— Start INFORMATION PROVIDED —

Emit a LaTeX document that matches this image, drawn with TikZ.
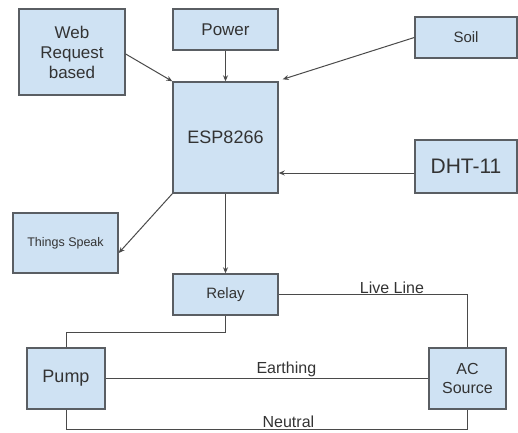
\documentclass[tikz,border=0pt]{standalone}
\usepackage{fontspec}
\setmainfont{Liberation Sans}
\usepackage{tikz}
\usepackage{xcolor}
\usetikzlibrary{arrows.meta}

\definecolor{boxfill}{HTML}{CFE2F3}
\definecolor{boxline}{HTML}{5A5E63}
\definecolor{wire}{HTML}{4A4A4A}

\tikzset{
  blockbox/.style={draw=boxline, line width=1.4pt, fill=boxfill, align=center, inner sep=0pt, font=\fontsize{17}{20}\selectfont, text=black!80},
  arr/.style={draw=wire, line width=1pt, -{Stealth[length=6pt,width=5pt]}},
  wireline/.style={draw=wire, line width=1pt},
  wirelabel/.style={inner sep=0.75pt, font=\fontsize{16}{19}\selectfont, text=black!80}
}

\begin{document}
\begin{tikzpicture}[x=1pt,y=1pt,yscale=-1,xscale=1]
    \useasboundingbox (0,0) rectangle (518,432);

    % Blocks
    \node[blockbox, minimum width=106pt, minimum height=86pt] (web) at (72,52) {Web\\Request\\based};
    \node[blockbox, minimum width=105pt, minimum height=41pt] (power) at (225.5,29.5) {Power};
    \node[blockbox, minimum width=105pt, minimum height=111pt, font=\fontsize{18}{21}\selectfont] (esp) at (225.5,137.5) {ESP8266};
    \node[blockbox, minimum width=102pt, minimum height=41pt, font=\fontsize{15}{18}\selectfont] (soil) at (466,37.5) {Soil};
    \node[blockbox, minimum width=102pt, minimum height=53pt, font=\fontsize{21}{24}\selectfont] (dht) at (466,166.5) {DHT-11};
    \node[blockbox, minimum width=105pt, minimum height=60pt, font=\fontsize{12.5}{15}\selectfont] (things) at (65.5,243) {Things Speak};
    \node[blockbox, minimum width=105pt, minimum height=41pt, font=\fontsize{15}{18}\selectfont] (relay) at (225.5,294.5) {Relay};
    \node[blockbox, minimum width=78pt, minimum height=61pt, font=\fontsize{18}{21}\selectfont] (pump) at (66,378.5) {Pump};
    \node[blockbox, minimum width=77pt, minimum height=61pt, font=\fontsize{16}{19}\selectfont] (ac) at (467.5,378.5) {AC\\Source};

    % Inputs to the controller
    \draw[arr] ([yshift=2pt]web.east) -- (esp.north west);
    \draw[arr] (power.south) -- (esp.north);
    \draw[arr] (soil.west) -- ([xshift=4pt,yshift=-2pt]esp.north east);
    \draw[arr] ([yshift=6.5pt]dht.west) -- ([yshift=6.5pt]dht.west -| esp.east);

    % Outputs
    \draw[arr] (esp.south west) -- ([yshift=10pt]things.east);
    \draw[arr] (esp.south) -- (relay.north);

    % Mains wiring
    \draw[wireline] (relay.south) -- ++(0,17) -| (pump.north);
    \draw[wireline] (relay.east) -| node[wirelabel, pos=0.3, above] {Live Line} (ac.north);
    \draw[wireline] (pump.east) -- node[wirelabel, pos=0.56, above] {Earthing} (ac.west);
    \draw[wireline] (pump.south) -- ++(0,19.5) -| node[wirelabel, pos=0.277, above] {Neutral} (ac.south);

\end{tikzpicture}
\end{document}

— End INFORMATION PROVIDED —

■ **STATED PROBLEM**: Reproduce every line of the material precisely, omitting its pictures.

■ **SOLUTION**:
Emit a LaTeX document that matches this image, drawn with TikZ.
\documentclass[tikz,border=0pt]{standalone}
\usepackage{fontspec}
\setmainfont{Liberation Sans}
\usepackage{tikz}
\usepackage{xcolor}
\usetikzlibrary{arrows.meta}

\definecolor{boxfill}{HTML}{CFE2F3}
\definecolor{boxline}{HTML}{5A5E63}
\definecolor{wire}{HTML}{4A4A4A}

\tikzset{
  blockbox/.style={draw=boxline, line width=1.4pt, fill=boxfill, align=center, inner sep=0pt, font=\fontsize{17}{20}\selectfont, text=black!80},
  arr/.style={draw=wire, line width=1pt, -{Stealth[length=6pt,width=5pt]}},
  wireline/.style={draw=wire, line width=1pt},
  wirelabel/.style={inner sep=0.75pt, font=\fontsize{16}{19}\selectfont, text=black!80}
}

\begin{document}
\begin{tikzpicture}[x=1pt,y=1pt,yscale=-1,xscale=1]
    \useasboundingbox (0,0) rectangle (518,432);

    % Blocks
    \node[blockbox, minimum width=106pt, minimum height=86pt] (web) at (72,52) {Web\\Request\\based};
    \node[blockbox, minimum width=105pt, minimum height=41pt] (power) at (225.5,29.5) {Power};
    \node[blockbox, minimum width=105pt, minimum height=111pt, font=\fontsize{18}{21}\selectfont] (esp) at (225.5,137.5) {ESP8266};
    \node[blockbox, minimum width=102pt, minimum height=41pt, font=\fontsize{15}{18}\selectfont] (soil) at (466,37.5) {Soil};
    \node[blockbox, minimum width=102pt, minimum height=53pt, font=\fontsize{21}{24}\selectfont] (dht) at (466,166.5) {DHT-11};
    \node[blockbox, minimum width=105pt, minimum height=60pt, font=\fontsize{12.5}{15}\selectfont] (things) at (65.5,243) {Things Speak};
    \node[blockbox, minimum width=105pt, minimum height=41pt, font=\fontsize{15}{18}\selectfont] (relay) at (225.5,294.5) {Relay};
    \node[blockbox, minimum width=78pt, minimum height=61pt, font=\fontsize{18}{21}\selectfont] (pump) at (66,378.5) {Pump};
    \node[blockbox, minimum width=77pt, minimum height=61pt, font=\fontsize{16}{19}\selectfont] (ac) at (467.5,378.5) {AC\\Source};

    % Inputs to the controller
    \draw[arr] ([yshift=2pt]web.east) -- (esp.north west);
    \draw[arr] (power.south) -- (esp.north);
    \draw[arr] (soil.west) -- ([xshift=4pt,yshift=-2pt]esp.north east);
    \draw[arr] ([yshift=6.5pt]dht.west) -- ([yshift=6.5pt]dht.west -| esp.east);

    % Outputs
    \draw[arr] (esp.south west) -- ([yshift=10pt]things.east);
    \draw[arr] (esp.south) -- (relay.north);

    % Mains wiring
    \draw[wireline] (relay.south) -- ++(0,17) -| (pump.north);
    \draw[wireline] (relay.east) -| node[wirelabel, pos=0.3, above] {Live Line} (ac.north);
    \draw[wireline] (pump.east) -- node[wirelabel, pos=0.56, above] {Earthing} (ac.west);
    \draw[wireline] (pump.south) -- ++(0,19.5) -| node[wirelabel, pos=0.277, above] {Neutral} (ac.south);

\end{tikzpicture}
\end{document}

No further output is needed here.